The water management system disclosed in this document solve the foregoing complexities and needs.
Thus, the water management system disclosed and claimed in this document addresses the need for proportionately and comparatively smaller dimensioned ditch liner sections that may be assembled for a variety of uses including water transportation, storm management, irrigation, and landscape uses. The water management system also includes new and useful corrugation couplers that may be applied to a wide range of ditch liner sections having a variety of cross-sectional shapes and configurations, as well as a variety of dimensional variations. The unique corrugation couplers also allow assembly of a water management system in any lengths by allowing an installer, during field assembly of a liner system, to trim excess lengths of corrugations from ditch liner sections while retaining the capability of locking ditch liner sections of any length together because of the unique corrugation couplers.

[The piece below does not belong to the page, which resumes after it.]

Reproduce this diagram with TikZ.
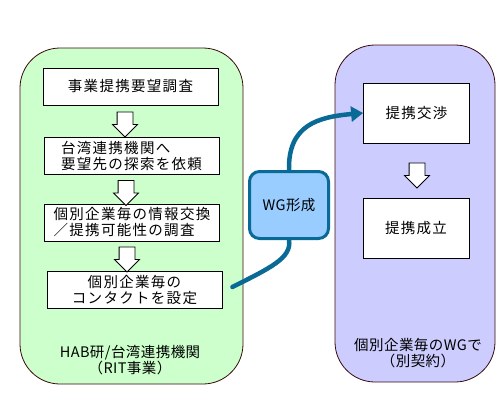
\documentclass[tikz,border=0pt]{standalone}
\usepackage{fontspec}
\setmainfont{Noto Sans CJK JP}
\usetikzlibrary{shapes.arrows,arrows.meta}
\definecolor{panelgreen}{HTML}{CCFFCC}
\definecolor{panelblue}{HTML}{CCCCFF}
\definecolor{panelline}{HTML}{3A0A0A}
\definecolor{wgfill}{HTML}{99CCFF}
\definecolor{wgline}{HTML}{0A6A96}
\newcommand\jtext{\fontsize{14.5}{16}\selectfont\addfontfeatures{LetterSpace=9}}
\newcommand\jlabel{\fontsize{14.5}{16}\selectfont\addfontfeatures{LetterSpace=3}}
\tikzset{
  panel/.style={draw=panelline, line width=0.8pt, rounded corners=40pt},
  stepbox/.style={draw, fill=white, line width=0.8pt, minimum width=175pt,
    minimum height=37pt, inner sep=2pt, font=\jtext},
  dealbox/.style={stepbox, minimum width=106pt, minimum height=60pt},
  hollow/.style={single arrow, draw, fill=white, line width=0.8pt,
    inner sep=7.5pt, single arrow head extend=4.5pt, single arrow tip angle=90,
    minimum height=25pt, shape border rotate=270},
  wgbox/.style={draw=wgline, fill=wgfill, line width=3pt, rounded corners=10pt,
    minimum width=79pt, minimum height=67pt, font=\jlabel},
  wglink/.style={draw=wgline, line width=4.5pt, line cap=round}
}
\begin{document}
\begin{tikzpicture}[x=1pt,y=-1pt]
  \useasboundingbox (0,0) rectangle (500,400);
  \draw[panel, fill=panelgreen] (20,48) rectangle (243,384);
  \draw[panel, fill=panelblue] (335,45) rectangle (495,382);
  \draw
    (130.5,86.5) node[stepbox] (s1) {事業提携要望調査}
    (131.5,155.5) node[stepbox, align=left] (s2) {台湾連携機関へ\\要望先の探索を依頼}
    (132,222.5) node[stepbox, align=left] (s3) {個別企業毎の情報交換\\／提携可能性の調査}
    (134.5,290) node[stepbox, align=center] (s4) {個別企業毎の\\ コンタクトを設定}
    (130,360) node[align=center, font=\jlabel] (hab) {HAB研/台湾連携機関\\（RIT事業）}
    (416.5,113) node[dealbox] (t1) {提携交渉}
    (416,228) node[dealbox] (t2) {提携成立}
    (418,353) node[align=center, font=\jlabel] (wgs) {個別企業毎のWGで\\（別契約）}
    (289,205) node[wgbox] (wg) {WG形成};
  % hollow arrows
  \node[hollow] (a1) at (125,120.5) {};
  \node[hollow] (a2) at (126,189) {};
  \node[hollow] (a3) at (127,255.5) {};
  \node[hollow] (b1) at (417,171.5) {};
  % WG link
  \draw[wglink] (s4.east) ++(10,-3) coordinate (c0)
    .. controls (270,268) and (292,258) .. (wg.south);
  \draw[wglink, -{Triangle[length=12pt,width=15pt]}] (wg.north)
    .. controls (288,125) and (318,117) .. (t1.west);
\end{tikzpicture}
\end{document}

Use of the corrugation couplers reduces the costs and complexities of manufacturing liner sections by eliminating dimensionally different compressible components at opposing ends of liner sections.
The additional optimizations shown and claimed in this document also provide a new and useful water management system that results in an inexpensive, light weight, portable, light-resistant, ultra-violet resistant, inter-connectable system of liner sections that, when assembled, transport either desirable or undesirable fluids and materials through the system while reducing water loss during use of the system.